Judul buku:
Labirin sang Penyihir
Penulis: Maya
Lestari GF
Kategori:
Novel
Penerbit:
Kakilangit Kencana
ISBN :
978-602-8556-54-5
Terbit: April
2015
Tebal : 242
halaman
Taman Labirin
itu dijaga perempuan cantik. Konon, siapa pun yang masuk ke sana, bisa pulang
membawa mainan. Tentu saja, Attar, sebagai bocah sebelas tahun, langsung
tertarik. Ia ingin mengikuti "jejak" teman-teman yang sudah pernah
masuk ke taman itu dan pulang membawa mainan. Larangan Mama tidak digubris,
sampai ia menyadari bahwa itu bukan labirin biasa. Itu labirin si penyihir
jahat.
Attar tidak
sendiri. Ketika tahu terjebak di kegelapan, ada gadis bernama Mandira
menjelaskan banyak hal tentang labirin ini padanya. Mereka yang terjebak tidak
bisa keluar, kecuali bisa menjawab beberapa pertanyaan di buku teka-teki.
Sayangnya, itu belum pernah terjadi. Entah berapa banyak anak yang terjebak, sampai akhirnya Attar masuk. Sebagai bocah terakhir, kini ialah yang
bertugas menjawab semua teka-teki yang penyihir berikan, dengan syarat: tidak
boleh salah lebih dari dua kali.
Attar cerdas.
Satu per satu pertanyaan berhasil dijawab. Satu per satu kejadian aneh muncul.

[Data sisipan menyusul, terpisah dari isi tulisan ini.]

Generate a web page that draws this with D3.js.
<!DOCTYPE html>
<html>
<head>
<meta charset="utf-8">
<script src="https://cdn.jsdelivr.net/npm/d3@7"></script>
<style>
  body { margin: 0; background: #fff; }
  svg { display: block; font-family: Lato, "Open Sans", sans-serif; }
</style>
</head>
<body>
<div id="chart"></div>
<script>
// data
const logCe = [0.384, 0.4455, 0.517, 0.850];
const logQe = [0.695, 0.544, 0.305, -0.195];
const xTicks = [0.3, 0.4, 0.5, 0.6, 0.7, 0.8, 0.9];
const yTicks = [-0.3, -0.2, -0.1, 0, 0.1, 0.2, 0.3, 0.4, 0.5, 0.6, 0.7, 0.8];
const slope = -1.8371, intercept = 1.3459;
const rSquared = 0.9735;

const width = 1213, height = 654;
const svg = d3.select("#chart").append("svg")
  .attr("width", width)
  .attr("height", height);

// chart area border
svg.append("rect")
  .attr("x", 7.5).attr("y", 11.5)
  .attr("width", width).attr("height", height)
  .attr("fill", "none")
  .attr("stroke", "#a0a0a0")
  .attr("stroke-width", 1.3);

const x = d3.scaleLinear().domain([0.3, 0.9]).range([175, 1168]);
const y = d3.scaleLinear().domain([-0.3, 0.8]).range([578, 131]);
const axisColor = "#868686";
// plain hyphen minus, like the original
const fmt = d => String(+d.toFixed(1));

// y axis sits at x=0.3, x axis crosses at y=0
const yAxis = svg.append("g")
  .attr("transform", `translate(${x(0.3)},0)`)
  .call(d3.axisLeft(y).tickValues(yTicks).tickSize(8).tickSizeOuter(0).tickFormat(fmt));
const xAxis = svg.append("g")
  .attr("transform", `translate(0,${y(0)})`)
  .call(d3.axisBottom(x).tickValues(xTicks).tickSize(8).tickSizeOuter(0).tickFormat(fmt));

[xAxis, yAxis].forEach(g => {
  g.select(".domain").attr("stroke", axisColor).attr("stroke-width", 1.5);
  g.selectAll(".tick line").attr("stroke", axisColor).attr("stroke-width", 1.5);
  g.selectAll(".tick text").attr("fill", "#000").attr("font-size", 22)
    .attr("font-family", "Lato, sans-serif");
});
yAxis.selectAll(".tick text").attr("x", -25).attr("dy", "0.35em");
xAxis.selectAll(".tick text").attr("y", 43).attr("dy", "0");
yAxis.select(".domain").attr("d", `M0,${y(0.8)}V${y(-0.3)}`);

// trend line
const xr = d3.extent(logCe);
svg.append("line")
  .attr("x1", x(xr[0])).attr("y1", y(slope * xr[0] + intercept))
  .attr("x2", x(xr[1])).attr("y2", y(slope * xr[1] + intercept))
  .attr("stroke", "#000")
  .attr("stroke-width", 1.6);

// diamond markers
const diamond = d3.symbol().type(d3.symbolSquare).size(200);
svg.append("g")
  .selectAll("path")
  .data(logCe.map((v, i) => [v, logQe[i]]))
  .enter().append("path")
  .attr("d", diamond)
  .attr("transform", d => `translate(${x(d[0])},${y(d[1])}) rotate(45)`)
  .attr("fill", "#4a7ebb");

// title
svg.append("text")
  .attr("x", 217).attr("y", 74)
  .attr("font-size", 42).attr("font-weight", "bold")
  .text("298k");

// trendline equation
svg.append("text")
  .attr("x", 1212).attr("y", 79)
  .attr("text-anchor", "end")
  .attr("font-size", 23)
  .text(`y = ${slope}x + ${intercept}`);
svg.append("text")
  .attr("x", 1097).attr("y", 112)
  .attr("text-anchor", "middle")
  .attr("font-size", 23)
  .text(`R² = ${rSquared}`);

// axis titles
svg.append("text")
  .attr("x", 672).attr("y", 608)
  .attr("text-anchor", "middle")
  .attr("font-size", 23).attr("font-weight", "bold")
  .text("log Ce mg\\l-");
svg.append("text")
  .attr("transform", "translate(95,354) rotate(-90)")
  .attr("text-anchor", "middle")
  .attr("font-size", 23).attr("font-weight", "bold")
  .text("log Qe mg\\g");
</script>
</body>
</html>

Kalau satu kata yang ditulis dari satu pertanyaan memang "benar",
dunia labirin mengalami perubahan. Tempat yang tadinya gelap pun lama-lama terang
dengan hadirnya "jawaban-jawaban" yang ditulis di buku teka-teki.
Teman-teman baru berdatangan. Ada Leo, yang diketahui sebagai yang
"tertua" di sana. Juga ada Geo, bocah cerdas yang dahulu nyaris
berhasil memecahkan semua teka-teki, serta masih banyak lagi teman-teman baru lain. Kalau semua teka-teki terpecahkan, mereka
bebas karena dunia labirin itu hancur.
Tentu saja,
penyihir yang bernama Sara tidak membiarkan mereka lolos. Banyak usaha ia
lakukan untuk menghalangi Attar dan kawan-kawan, dengan harapan agar anak itu
gagal seperti yang pernah Geo dan teman-teman lain alami. Sara dulunya anak
baik. Ia hidup di Eropa dua ratus tahun silam. Wajahnya yang bintik-bintik
membuatnya dijauhi. Tidak ada yang mau bermain dengannya. Ia sedih setelah
ayahnya menikah lagi. Cinta sang ayah kini hanya ditujukan pada istri baru dan
anak tirinya.
Sara membenci
mereka. Ia belajar sihir dan mengutuk setiap anak agar tidak bisa bermain
sepertinya. Ia buat gambar labirin yang rumit. Dengan bantuan monster pohon, ia
wujudkan rencana itu: menjebak anak-anak dari seluruh dunia, dan mengeluarkan
kopian si anak agar tidak ada orangtua yang curiga. Dua ratus tahun ia lakukan
itu dan belum satu pun anak berhasil lolos. Labirin itu semakin kuat.
Buku teka-teki
itu ternyata bukan sekadar buku, melainkan kunci untuk keluar dari dunia
labirin. Darinya, Attar tahu rahasia masa lalu Sara. Buku itu ada karena dulu
saat membuat labirin, Sara menyertakan jalan keluar. Andai tidak ada jalan
keluar, mungkin selamanya buku itu tidak akan ada dan mereka yang terjebak akan abadi di dunia labirin.
Membaca ini
membuat kita tak henti berimajinasi. Seperti menonton film, buku ini ditulis
dengan narasi dan dialog berimbang, yang memancing kita membayangkan
bagaimana suasana dunia labirin, bagaimana rupa wajah anak-anak itu yang kini bermata gelap, dan
lain sebagainya. Selain itu buku ini ditulis dengan cerdas.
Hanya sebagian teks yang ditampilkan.